A bride and groom start their wedding planning and have a particular photographer in mind, although they know of several whom they also like.  They take a look at prices and packages and this is what they see:

PHOTOGRAPHER A:

  • All day coverage
  • One photographer
  • Everything on DVD
  • High quality of work and the couples initial preference
  • Price $2,500

 

PHOTOGRAPHER B:

  • All day coverage
  • One photographer
  • Everything on DVD
  • Nice work but not the couples first choice as they prefer the style and work of Photographer A
  • Price $1,500

If you compare solely the cost of the packages, it would seem like photographer B offers the better “deal” since their prices are lower than what the average bride spends on photography and they are $1,000 cheaper than photographer A!  Time to use those ROI skills you’ve learned to truly assess the difference between photographer A and B and determine which photography had the best value and not just the best “deal”.  You need to ask yourself if saving $1,000 is really worth the risk of hiring a professional who wasn’t your #1 choice?  Can you reassess your budget to ensure you get the quality you deserve or are you going to make your decision strictly based on numbers?  Is saving some money now worth a lifetime of looking at photos you don’t truly love?  Can you hire photographer A for a smaller portion of the day (which will save some money but still ensure top quality for the time in which they are present)?  Determining which vendor offers the better return of investment when it’s not only style and artistry that are are deciding factors, but budget too, can be some of the most difficult decision making you will do during your wedding planning.

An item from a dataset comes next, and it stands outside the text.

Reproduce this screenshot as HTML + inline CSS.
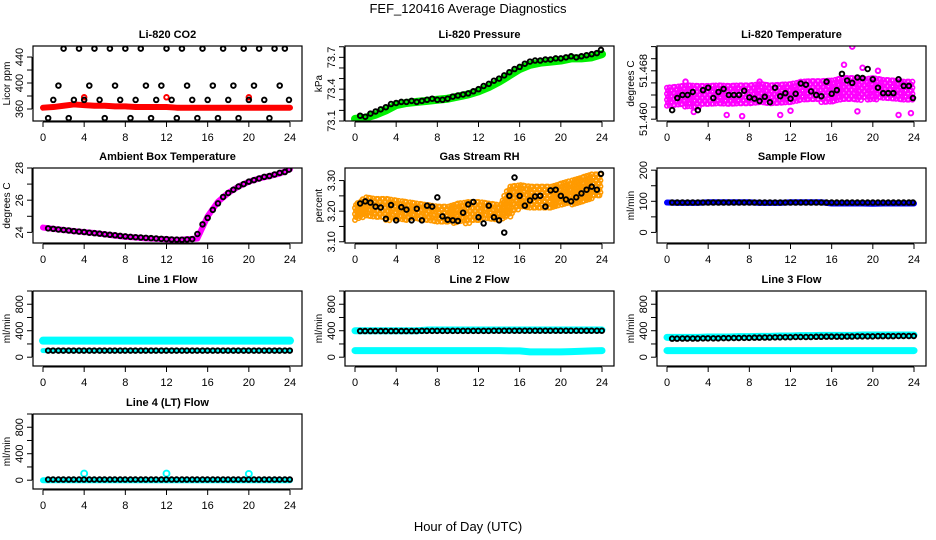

Every couple has a different idea of what a great value really is despite the fact that ‘value’ is a highly debatable and subjective term.  Choosing your wedding vendors, especially your wedding photographer is a very personal decision that should be made with the highest amount of consideration for quality and respect for the artistry and images created.  Whether or not the photographer you have chosen has pricing and packages that fall within the national average, the important thing to remember is that you have chosen your photographer based on the quality of their work.

Are you really willing to risk a lifetime of low quality wedding photos just to save a little bit of money today?